Ah, summer. Time for some rest and relaxation! And also teaching three online summer session classes, taking care of a three-year-old, finishing up writing projects and starting new ones, attending family weddings, going on play dates, attending children’s birthday parties, and on and on. So, yeah, not must rest actually.

Since I last posted here, I have published a bunch of new Book Riot posts, all of which you can see here. Some of my favorites are my list of 100 must-read essay collections, a post about my reading anxieties, a reading list for mother’s day, and a round-up of books about writing.

As for recent reading, I just finished Pamela Erens’s novel Eleven Hours, which was really good, although really, really not the book one wants to read while pregnant. It takes places in a hospital where the main character is giving birth. Except for flashbacks, all the action is in the hospital, and it’s riveting. I love it that there’s a novel out there entirely about childbirth, and that it’s so good.

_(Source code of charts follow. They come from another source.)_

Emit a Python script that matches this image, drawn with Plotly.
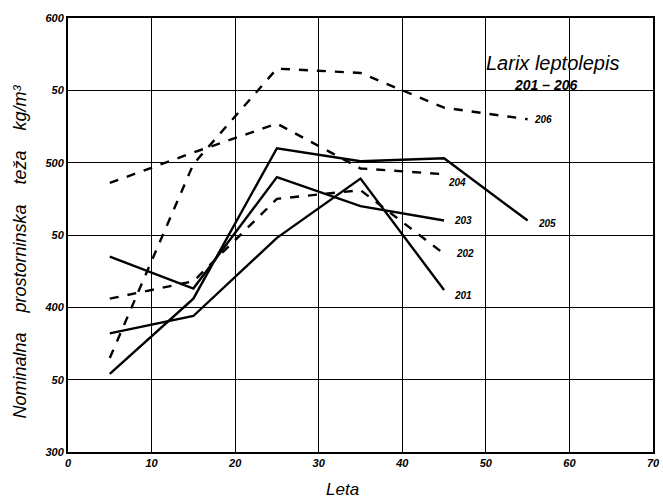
import plotly.graph_objects as go

ages = [5, 15, 25, 35, 45, 55]

s201 = [382, 394, 448, 489, 412]
s202 = [406, 418, 475, 481, 437]
s203 = [435, 413, 490, 470, 460]
s204 = [486, 507, 527, 496, 492]
s205 = [354, 406, 510, 501, 503, 460]
s206 = [365, 499, 565, 562, 538, 530]

series = [
    ("201", s201, "solid"),
    ("202", s202, "dash"),
    ("203", s203, "solid"),
    ("204", s204, "dash"),
    ("205", s205, "solid"),
    ("206", s206, "dash"),
]

y_tickvals = [300, 350, 400, 450, 500, 550, 600]
y_ticktext = ["300", "50", "400", "50", "500", "50", "600"]
x_tickvals = [0, 10, 20, 30, 40, 50, 60, 70]
x_ticktext = ["0", "10", "20", "30", "40", "50", "60", "70"]

label_offsets = {"201": (8, -6), "202": (10, 0), "203": (8, 0),
                 "204": (2, -8), "205": (8, -3), "206": (4, 0)}

FONT = "Liberation Sans"

W, H = 663, 503
L, R, T, B = 68, 3, 18, 51
pw, ph = W - L - R, H - T - B


def px(xp):
    return (xp - L) / pw


def py(yp):
    return (H - B - yp) / ph


fig = go.Figure()
for name, vals, dash in series:
    xs = ages[:len(vals)]
    fig.add_trace(go.Scatter(x=xs, y=vals, mode="lines", name=name,
                             line=dict(color="black", width=2.4, dash=dash),
                             showlegend=False, hoverinfo="skip"))
    dx, dy = label_offsets[name]
    fig.add_annotation(x=xs[-1], y=vals[-1], xref="x", yref="y", text=name,
                       showarrow=False, xanchor="left", yanchor="middle",
                       xshift=dx, yshift=dy,
                       font=dict(family=FONT, size=10, color="black",
                                 style="italic", weight="bold"))

fig.add_annotation(x=px(558), y=py(63), xref="paper", yref="paper",
                   xanchor="center", yanchor="middle",
                   text="Larix leptolepis", showarrow=False,
                   font=dict(family=FONT, size=20, color="black", style="italic"))
fig.add_annotation(x=px(551), y=py(85), xref="paper", yref="paper",
                   xanchor="center", yanchor="middle",
                   text="201 – 206", showarrow=False,
                   font=dict(family=FONT, size=14, color="black",
                             style="italic", weight="bold"))
fig.add_annotation(x=px(19), y=py(252), xref="paper", yref="paper",
                   xanchor="center", yanchor="middle",
                   text="Nominalna    prostorninska    teža    kg/m³",
                   showarrow=False, textangle=-90,
                   font=dict(family=FONT, size=18, color="black", style="italic"))
fig.add_annotation(x=px(346), y=py(489), xref="paper", yref="paper",
                   xanchor="center", yanchor="middle",
                   text="Leta", showarrow=False,
                   font=dict(family=FONT, size=17, color="black", style="italic"))

fig.update_layout(
    width=W, height=H,
    margin=dict(l=L, r=R, t=T, b=B),
    plot_bgcolor="white", paper_bgcolor="white",
    font=dict(family=FONT, color="black"),
)
fig.update_xaxes(range=[0, 70], tickvals=x_tickvals, ticktext=x_ticktext,
                 showgrid=True, gridcolor="black", gridwidth=1,
                 showline=True, linecolor="black", linewidth=2, mirror=True,
                 zeroline=False, ticks="", ticklen=0, ticklabeloverflow="allow",
                 tickfont=dict(family=FONT, size=11, style="italic", weight="bold"))
fig.update_yaxes(range=[300, 600], tickvals=y_tickvals, ticktext=y_ticktext,
                 showgrid=True, gridcolor="black", gridwidth=1,
                 showline=True, linecolor="black", linewidth=2, mirror=True,
                 zeroline=False, ticks="", ticklen=0,
                 tickfont=dict(family=FONT, size=11, style="italic", weight="bold"))

fig.write_html("out.html", config={"displayModeBar": False},
               post_script="document.body.style.margin='0';")
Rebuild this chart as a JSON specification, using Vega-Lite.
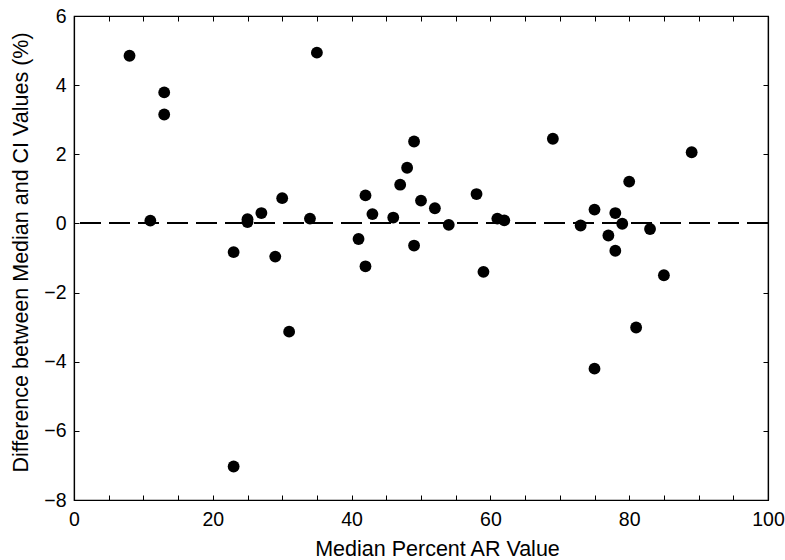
{
  "$schema": "https://vega.github.io/schema/vega-lite/v6.json",
  "width": 694,
  "height": 484,
  "autosize": {"type": "none"},
  "padding": {"left": 74, "top": 16, "right": 17, "bottom": 60},
  "background": "white",
  "config": {
    "view": {"stroke": "black", "strokeWidth": 1.2},
    "font": "Liberation Sans",
    "axis": {
      "grid": false,
      "domainColor": "black",
      "domainWidth": 1.2,
      "tickColor": "black",
      "tickWidth": 1,
      "tickSize": -5,
      "labelColor": "black",
      "labelFont": "Liberation Sans",
      "labelFontSize": 19.5,
      "titleFont": "Liberation Sans",
      "titleFontSize": 21.5,
      "titleFontWeight": "normal",
      "titleColor": "black"
    }
  },
  "data": {
    "values": [
      {"ar": 8, "diff": 4.85},
      {"ar": 11, "diff": 0.08},
      {"ar": 13, "diff": 3.79},
      {"ar": 13, "diff": 3.15},
      {"ar": 23, "diff": -0.83},
      {"ar": 23, "diff": -7.03},
      {"ar": 25, "diff": 0.12},
      {"ar": 25, "diff": 0.04},
      {"ar": 27, "diff": 0.3},
      {"ar": 29, "diff": -0.96},
      {"ar": 30, "diff": 0.73},
      {"ar": 31, "diff": -3.13},
      {"ar": 34, "diff": 0.14},
      {"ar": 35, "diff": 4.94},
      {"ar": 41, "diff": -0.45},
      {"ar": 42, "diff": 0.81},
      {"ar": 42, "diff": -1.24},
      {"ar": 43, "diff": 0.27},
      {"ar": 46, "diff": 0.17},
      {"ar": 47, "diff": 1.12},
      {"ar": 48, "diff": 1.61},
      {"ar": 49, "diff": 2.37},
      {"ar": 49, "diff": -0.64},
      {"ar": 50, "diff": 0.66},
      {"ar": 52, "diff": 0.44},
      {"ar": 54, "diff": -0.04},
      {"ar": 58, "diff": 0.85},
      {"ar": 59, "diff": -1.4},
      {"ar": 61, "diff": 0.14},
      {"ar": 62, "diff": 0.09},
      {"ar": 69, "diff": 2.45},
      {"ar": 73, "diff": -0.06},
      {"ar": 75, "diff": 0.4},
      {"ar": 75, "diff": -4.2},
      {"ar": 77, "diff": -0.35},
      {"ar": 78, "diff": 0.3},
      {"ar": 78, "diff": -0.79},
      {"ar": 79, "diff": -0.01},
      {"ar": 80, "diff": 1.21},
      {"ar": 81, "diff": -3.01},
      {"ar": 83, "diff": -0.16},
      {"ar": 85, "diff": -1.5},
      {"ar": 89, "diff": 2.06}
    ]
  },
  "layer": [
    {
      "mark": {"type": "circle", "color": "black", "opacity": 1, "size": 140},
      "encoding": {
        "x": {
          "field": "ar", "type": "quantitative",
          "scale": {"domain": [0, 100], "nice": false, "zero": false},
          "axis": {
            "orient": "bottom",
            "title": "Median Percent AR Value",
            "values": [0,5,10,15,20,25,30,35,40,45,50,55,60,65,70,75,80,85,90,95,100],
            "labelExpr": "datum.value % 20 === 0 ? datum.label : ''",
            "labelPadding": 15,
            "labelFlush": false,
            "labelOverlap": false,
            "titleX": 363,
            "titleY": 55,
            "titleBaseline": "alphabetic"
          }
        },
        "y": {
          "field": "diff", "type": "quantitative",
          "scale": {"domain": [-8, 6], "nice": false, "zero": false},
          "axis": {
            "orient": "left",
            "title": "Difference between Median and CI Values (%)",
            "values": [-8,-6,-4,-2,0,2,4,6],
            "labelPadding": 13,
            "labelFlush": false,
            "labelOverlap": false,
            "titleX": -47,
            "titleY": 236,
            "titleBaseline": "alphabetic"
          }
        }
      }
    },
    {
      "mark": {"type": "point", "opacity": 0},
      "encoding": {
        "x": {
          "field": "ar", "type": "quantitative",
          "scale": {"domain": [0, 100], "nice": false, "zero": false},
          "axis": {
            "orient": "top", "title": null, "labels": false,
            "values": [0,5,10,15,20,25,30,35,40,45,50,55,60,65,70,75,80,85,90,95,100]
          }
        },
        "y": {
          "field": "diff", "type": "quantitative",
          "scale": {"domain": [-8, 6], "nice": false, "zero": false},
          "axis": {
            "orient": "right", "title": null, "labels": false,
            "values": [-8,-6,-4,-2,0,2,4,6]
          }
        }
      }
    },
    {
      "mark": {"type": "rule", "color": "black", "strokeWidth": 1.2, "strokeDash": [21, 8]},
      "encoding": {
        "y": {"datum": 0, "type": "quantitative", "axis": null}
      }
    }
  ],
  "resolve": {"axis": {"x": "independent", "y": "independent"}}
}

On the theme of motherhood, I also read Rivka Galchen’s Little Labors (and picked it as the best book I read in May for the Book Riot Round-up). It’s a short book, made up of short essays/vignettes/anecdotes/whatevers about the experience of being a new mother and about motherhood and children in literature. It’s funny in places, thoughtful, moving, interesting. One of the best parts is a list of famous authors, men and women, and whether they had children and at what point in their lives they did, and at what point in their lives their literary career began. It’s pretty enlightening.

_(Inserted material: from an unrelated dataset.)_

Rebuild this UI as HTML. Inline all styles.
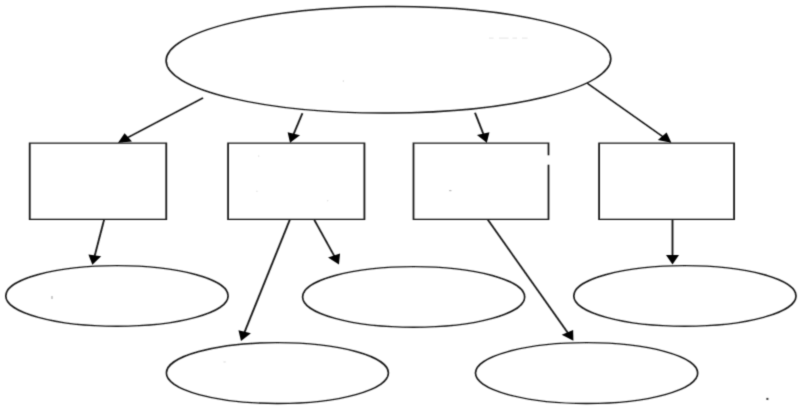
<!DOCTYPE html>
<html><head><meta charset="utf-8"><style>
html,body{margin:0;padding:0;background:#fff;}
body{width:800px;height:416px;overflow:hidden;font-family:"Liberation Sans",sans-serif;}
svg{display:block;}
</style></head><body>
<svg width="800" height="416" viewBox="0 0 800 416">
<defs><filter id="bl" x="0" y="0" width="800" height="416" filterUnits="userSpaceOnUse"><feConvolveMatrix order="3" kernelMatrix="0.0225 0.1050 0.0225 0.1050 0.4900 0.1050 0.0225 0.1050 0.0225" edgeMode="none"/></filter></defs>
<rect width="800" height="416" fill="#fff"/>
<g filter="url(#bl)">
<g transform="scale(1.15 1)" stroke="#151515" fill="none" stroke-width="1.42">
<ellipse cx="337.783" cy="59.8" rx="193.348" ry="53.25" transform="rotate(-0.3 337.783 59.8)"/>
<ellipse cx="101.696" cy="295.9" rx="96.652" ry="30.3"/>
<ellipse cx="359.696" cy="296.95" rx="96.565" ry="30.35"/>
<ellipse cx="595.565" cy="295.9" rx="96.609" ry="30.3"/>
<ellipse cx="241.217" cy="373.05" rx="96.522" ry="30.45"/>
<ellipse cx="510.087" cy="373.07" rx="96.609" ry="30.42"/>
</g>
<g transform="scale(1.3 1)" stroke="#151515" fill="none">
<g stroke-width="1.36" stroke-linejoin="miter">
<path d="M22.869 143.1H127.885V219.35H22.869Z"/>
<path d="M175.431 143.1H280.308V219.35H175.431Z"/>
<path d="M421.923 155.2V143.1H318.077V219.35H421.923V164.8"/>
<path d="M460.846 143.1H564.692V219.35H460.846Z"/>
</g>
<g stroke-width="1.45">
<path d="M156.231 97.9L97.449 138.218"/>
<path d="M232.615 113.3L225.569 135.093"/>
<path d="M365.385 112.8L372.116 135.047"/>
<path d="M451.462 83L510.5 137.316"/>
<path d="M80.192 219.2L72.633 256.858"/>
<path d="M223.077 219.2L187.779 333.262"/>
<path d="M241.5 219.2L257.56 256.947"/>
<path d="M375.077 219.4L437.206 333.585"/>
<path d="M517.308 219L517.308 256.5"/>
</g>
<g fill="#000" stroke="none">
<path d="M90.769 142.8L95.858 133.247L101.514 141.493Z"/>
<path d="M223.077 142.8L221.273 132.127L230.788 135.204Z"/>
<path d="M374.462 142.8L366.896 135.059L376.467 132.163Z"/>
<path d="M516.462 142.8L506.011 139.98L512.782 132.621Z"/>
<path d="M71.038 264.8L68.026 254.404L77.83 256.372Z"/>
<path d="M185.385 341L183.446 330.351L192.999 333.307Z"/>
<path d="M260.731 264.4L252.371 257.524L261.573 253.609Z"/>
<path d="M441.077 340.7L432.097 334.657L440.881 329.878Z"/>
<path d="M517.308 264.6L512.308 255L522.308 255Z"/>
</g>
</g>
<rect x="766.4" y="397.9" width="2" height="2" fill="#333"/>
<rect x="51.5" y="296" width="1" height="3" fill="#999"/>
<g fill="#e4e4e4"><rect x="489" y="37.6" width="4.5" height="1"/><rect x="499" y="37.6" width="9.5" height="1"/><rect x="512.5" y="37.6" width="4.5" height="1"/><rect x="522" y="37.6" width="5.5" height="1"/></g>
<rect x="449.2" y="190" width="2.2" height="1.2" fill="#b8b8b8"/>
<rect x="223.5" y="361.4" width="2.2" height="1.1" fill="#dcdcdc"/>
<g fill="#e2e2e2"><rect x="342.8" y="80.2" width="1.2" height="1.8"/><rect x="258" y="155.4" width="1.3" height="1.3"/><rect x="256.3" y="190.7" width="1.3" height="1.3"/><rect x="327" y="200" width="1.3" height="1.3"/></g>
</g>
</svg>
</body></html>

So much reading in the last two months! Other recent highlights include Sallie Tisdale’s essay collection Violation (so, so good — Tisdale deserves a much broader audience), Wilkie Collins’s The Woman in White (for my mystery book group — excellent and a great reread), Jhumpa Lahiri’s In Other Words (about her experiences learning Italian — written in Italian! The book includes both the original Italian and an English translation), Kaitlyn Greenidge’s We Love You, Charlie Freeman (a good read, but also a disturbing novel about the history of race and racism in America– but also a coming-of-age story and a bunch of other things), and Vera Caspary’s Laura (for my mystery book group — fun mid-century noir, satisfying).

I hope you have had a good reading weekend and an excellent week ahead!